# [To do]
Don't copy the pictures; return every other part of the records exactly.

# [Available records]
----------------------------------------

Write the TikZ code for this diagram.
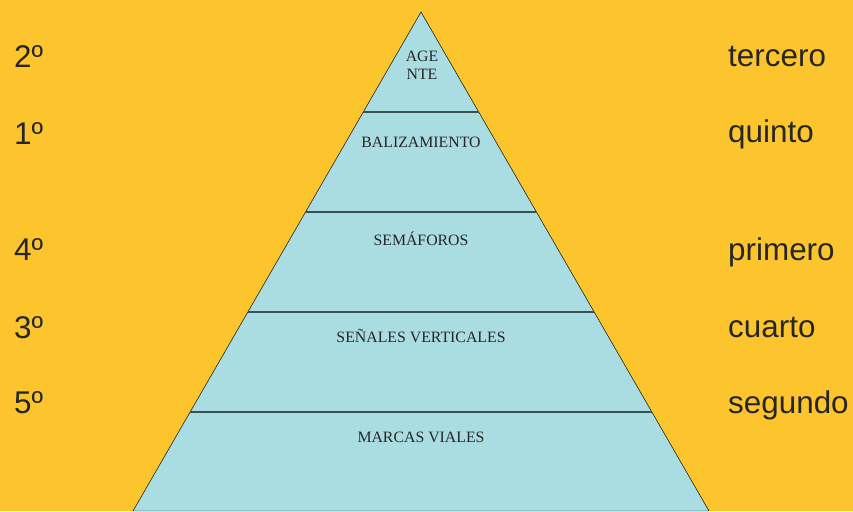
\documentclass[tikz,border=0pt]{standalone}
\usepackage{fontspec}
\setmainfont{Liberation Sans}
\newfontfamily\levelfont{Liberation Serif}
\usetikzlibrary{calc, positioning}
\definecolor{bgyellow}{RGB}{252,197,45}
\definecolor{pyrblue}{RGB}{170,221,225}
\definecolor{sepgray}{RGB}{58,80,84}

\tikzset{
  rank/.style={anchor=base west, inner sep=0pt, text=black!85,
    font=\fontsize{26.8}{30}\selectfont},
  level/.style={anchor=base, inner sep=0pt, text=black!85,
    font=\levelfont\fontsize{13.5}{15.3}\selectfont, align=center}
}

\begin{document}
\begin{tikzpicture}[x=0.03cm, y=-0.03cm]
  \useasboundingbox (0,0) rectangle (853,511);
  \fill[bgyellow] (0,0) rectangle (853,511);

  % pyramid
  \coordinate (apex) at (421,12);
  \coordinate (bl) at (133,511);
  \coordinate (br) at (709,511);
  \begin{scope}
    \clip (0,0) rectangle (853,511);
    \filldraw[fill=pyrblue, draw=black, thin] (apex) -- (bl) -- (br) -- cycle;
  \end{scope}

  % level separators
  \foreach \y in {112,212,312,412}
    \draw[sepgray, line width=1.2pt]
      ($(apex)!{(\y-12)/499}!(bl)$) -- ($(apex)!{(\y-12)/499}!(br)$);

  % level labels
  \node[level, anchor=center] (agente) at (422,65) {AGE\\NTE};
  \node[level] (baliza) at (421,148) {BALIZAMIENTO};
  \node[level] (semaf) at (421,245) {SEMÁFOROS};
  \node[level] (senales) at (421,342) {SEÑALES VERTICALES};
  \node[level] (marcas) at (421,442) {MARCAS VIALES};

  % ranks on the left
  \node[rank] (r2) at (14,68) {2º};
  \node[rank] (r1) at (14,145) {1º};
  \node[rank] (r4) at (14,260) {4º};
  \node[rank] (r3) at (14,338) {3º};
  \node[rank] (r5) at (14,413) {5º};

  % answers on the right
  \node[rank] (tercero) at (728,67) {tercero};
  \node[rank] (quinto) at (728,143) {quinto};
  \node[rank] (primero) at (728,260) {primero};
  \node[rank] (cuarto) at (728,337) {cuarto};
  \node[rank] (segundo) at (728,413) {segundo};
\end{tikzpicture}
\end{document}
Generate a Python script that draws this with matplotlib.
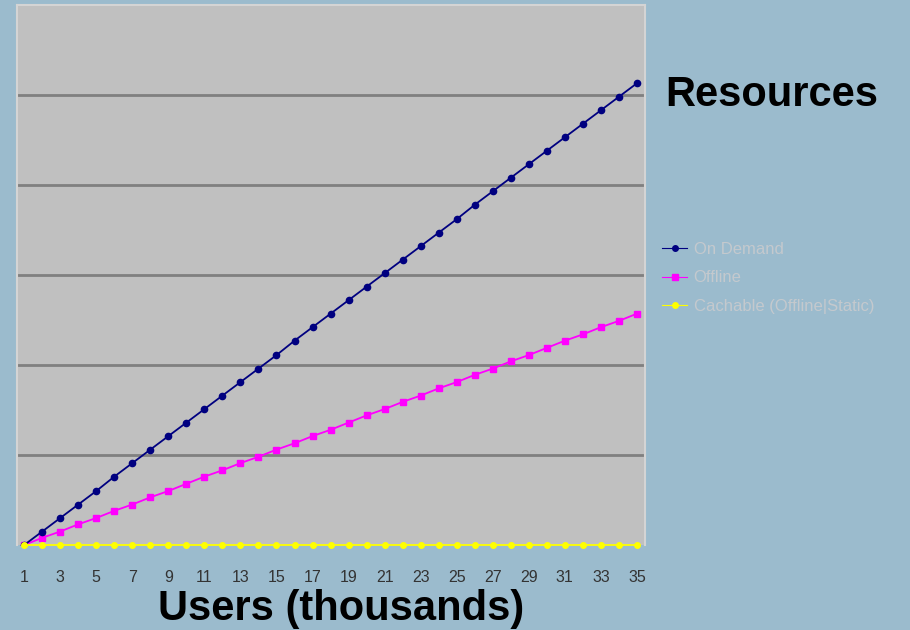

----------------------------------------

# [Solved problem]
Write the TikZ code for this diagram.
\documentclass[tikz,border=0pt]{standalone}
\usepackage{fontspec}
\setmainfont{Liberation Sans}
\newfontfamily\levelfont{Liberation Serif}
\usetikzlibrary{calc, positioning}
\definecolor{bgyellow}{RGB}{252,197,45}
\definecolor{pyrblue}{RGB}{170,221,225}
\definecolor{sepgray}{RGB}{58,80,84}

\tikzset{
  rank/.style={anchor=base west, inner sep=0pt, text=black!85,
    font=\fontsize{26.8}{30}\selectfont},
  level/.style={anchor=base, inner sep=0pt, text=black!85,
    font=\levelfont\fontsize{13.5}{15.3}\selectfont, align=center}
}

\begin{document}
\begin{tikzpicture}[x=0.03cm, y=-0.03cm]
  \useasboundingbox (0,0) rectangle (853,511);
  \fill[bgyellow] (0,0) rectangle (853,511);

  % pyramid
  \coordinate (apex) at (421,12);
  \coordinate (bl) at (133,511);
  \coordinate (br) at (709,511);
  \begin{scope}
    \clip (0,0) rectangle (853,511);
    \filldraw[fill=pyrblue, draw=black, thin] (apex) -- (bl) -- (br) -- cycle;
  \end{scope}

  % level separators
  \foreach \y in {112,212,312,412}
    \draw[sepgray, line width=1.2pt]
      ($(apex)!{(\y-12)/499}!(bl)$) -- ($(apex)!{(\y-12)/499}!(br)$);

  % level labels
  \node[level, anchor=center] (agente) at (422,65) {AGE\\NTE};
  \node[level] (baliza) at (421,148) {BALIZAMIENTO};
  \node[level] (semaf) at (421,245) {SEMÁFOROS};
  \node[level] (senales) at (421,342) {SEÑALES VERTICALES};
  \node[level] (marcas) at (421,442) {MARCAS VIALES};

  % ranks on the left
  \node[rank] (r2) at (14,68) {2º};
  \node[rank] (r1) at (14,145) {1º};
  \node[rank] (r4) at (14,260) {4º};
  \node[rank] (r3) at (14,338) {3º};
  \node[rank] (r5) at (14,413) {5º};

  % answers on the right
  \node[rank] (tercero) at (728,67) {tercero};
  \node[rank] (quinto) at (728,143) {quinto};
  \node[rank] (primero) at (728,260) {primero};
  \node[rank] (cuarto) at (728,337) {cuarto};
  \node[rank] (segundo) at (728,413) {segundo};
\end{tikzpicture}
\end{document}
Generate a Python script that draws this with matplotlib.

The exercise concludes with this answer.